The same mechanism applies to file delivery, CDN offload, software updates, or other data-centric services. Capacity becomes something that is scheduled and valued, not something permanently reserved.
Thinking About Spectrum as an Economic Resource
Not all bits cost the same to deliver. A service carried on a highly robust PLP consumes far more spectral resources than the same bitrate delivered under less demanding reception conditions. From a planning and monetization perspective, this matters.

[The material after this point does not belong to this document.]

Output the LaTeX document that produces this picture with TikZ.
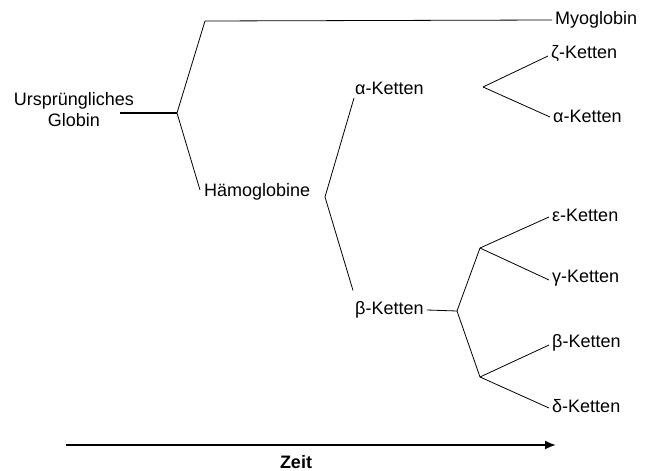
\documentclass[tikz,border=0pt]{standalone}
\usepackage{fontspec}
\setmainfont{Liberation Sans}
\usetikzlibrary{arrows.meta}
\begin{document}
\begin{tikzpicture}[x=1pt,y=-1pt,
  lbl/.style={font=\fontsize{18}{21}\selectfont, inner sep=3pt},
  branch/.style={line width=0.8pt},
  stem/.style={line width=1.4pt},
  timeline/.style={line width=1.8pt, -{Latex[length=11pt,width=9pt]}}]
\useasboundingbox (0,0) rectangle (646,471);
% nodes
\node[lbl, align=center] (urs) at (74,110) {Ursprüngliches\\Globin};
\node[lbl, anchor=west] (myo) at (552,20) {Myoglobin};
\node[lbl, anchor=west] (hamo) at (201,192) {Hämoglobine};
\node[lbl, anchor=south west] (am) at (352,98) {α-Ketten};
\node[lbl, anchor=west] (bm) at (352,310) {β-Ketten};
\node[lbl, anchor=west] (zet) at (548,54) {ζ-Ketten};
\node[lbl, anchor=west] (ar) at (550,116) {α-Ketten};
\node[lbl, anchor=west] (eps) at (549,215) {ε-Ketten};
\node[lbl, anchor=west] (gam) at (549,278) {γ-Ketten};
\node[lbl, anchor=west] (bet) at (549,343) {β-Ketten};
\node[lbl, anchor=west] (del) at (549,406) {δ-Ketten};
\node[lbl, font=\fontsize{18}{21}\selectfont\bfseries] (zeit) at (296,462) {Zeit};
% branch points
\coordinate (r0) at (120,113);
\coordinate (r) at (177,113);
\coordinate (m1) at (205,21);
\coordinate (h) at (325,197);
\coordinate (b) at (457,311);
\coordinate (e1) at (480,248);
\coordinate (e2) at (480,377);
\coordinate (a) at (483,87);
\coordinate (t0) at (66,445);
\coordinate (t1) at (556,445);
% connectors
\draw[stem] (r0) -- (r);
\draw[branch] (r) -- (m1) -- (myo.west);
\draw[branch] (r) -- ([xshift=-1pt,yshift=2pt]hamo.west);
\draw[branch] (h) -- ([xshift=2pt]am.south west);
\draw[branch] (h) -- ([xshift=1pt,yshift=8pt]bm.north west);
\draw[branch] (bm.east) -- (b);
\draw[branch] (b) -- (e1);
\draw[branch] (b) -- (e2);
\draw[branch] (e1) -- ([yshift=-2pt]eps.west);
\draw[branch] (e1) -- ([yshift=-2pt]gam.west);
\draw[branch] (e2) -- ([yshift=-2pt]bet.west);
\draw[branch] (e2) -- ([yshift=-2pt]del.west);
\draw[branch] (a) -- ([yshift=-2pt]zet.west);
\draw[branch] (a) -- ([yshift=-1pt]ar.west);
\draw[timeline] (t0) -- (t1);
\end{tikzpicture}
\end{document}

One useful way to think about spectrum is in terms of dollars per hertz-second. By understanding how much of a channel a service consumes and for how long, broadcasters can make informed decisions about pricing, prioritization, and tradeoffs. Dynamic allocation makes those calculations visible and actionable instead of theoretical.
Closing Thoughts
ATSC 3.0 gives broadcasters the tools to rethink how spectrum is used, but efficiency is not a default setting. It is the result of deliberate system design, centralized control, and a willingness to let the channel adapt to real-world needs. By combining statistical multiplexing, orchestration, and flexible physical layer management, broadcasters can approach full channel utilization while enabling services that were not practical in earlier standards.
For engineers, this means shifting from static channel design to dynamic resource management. For broadcasters, it means unlocking both operational resilience and new revenue opportunities. The technology is already here. The challenge now is using it to its full potential.